Brown: Over the last six years, I’ve seen a massive shift from where things were when I first got into this space. Just the sheer difference in the number of women, the number of LGBTQ+ people in higher level positions makes me very optimistic. Previously, you’d see only white straight cis men occupying the executive, CEO, and director levels of companies. And then at the store level and maybe the managerial level, you might see a woman or someone of color or LGBTQ+. But now we’re starting to see—across the board, in every industry—more women getting involved and more people of color starting businesses. And I think that shift is what’s going to propel the rest of us forward. I have a lot of hope for the future because of that.
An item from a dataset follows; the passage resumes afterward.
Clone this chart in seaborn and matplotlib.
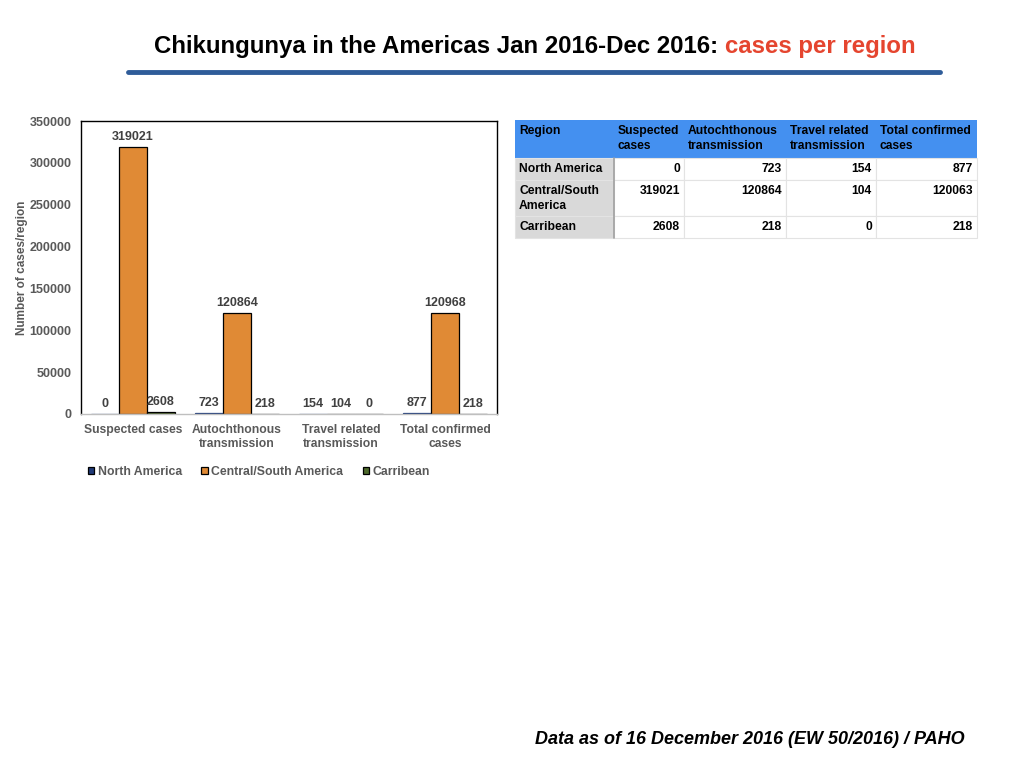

I look at everybody in this discussion and I think that we’re going to be the ones who are helping to make the difference. We’re going to be the ones who are leading that. And I have a lot of confidence in that because I’ve seen what’s happened. I’ve seen what everybody here has done since they started their companies and it’s created a monumental cultural shift.
Chang: I agree with Sarah, the more diverse voices there are in this industry, the better we’ll all be for it. We’re all creating better work because of each other. My hope for the future is that all people can have better relationships with their bodies and have more information about how we touch and play and experience pleasure. Because all the technologies, all the designs, all the products in the world are not going to make much of a difference if we still think pleasure is shameful.
*Update: As of May 8, Lora DiCarlo was re-awarded the CES Robotics Innovation award and received an apology from CES. Within the same week, they also secured $2M in seed funding from both new and existing investors led by the Oregon Opportunity Zone Limited Partnership.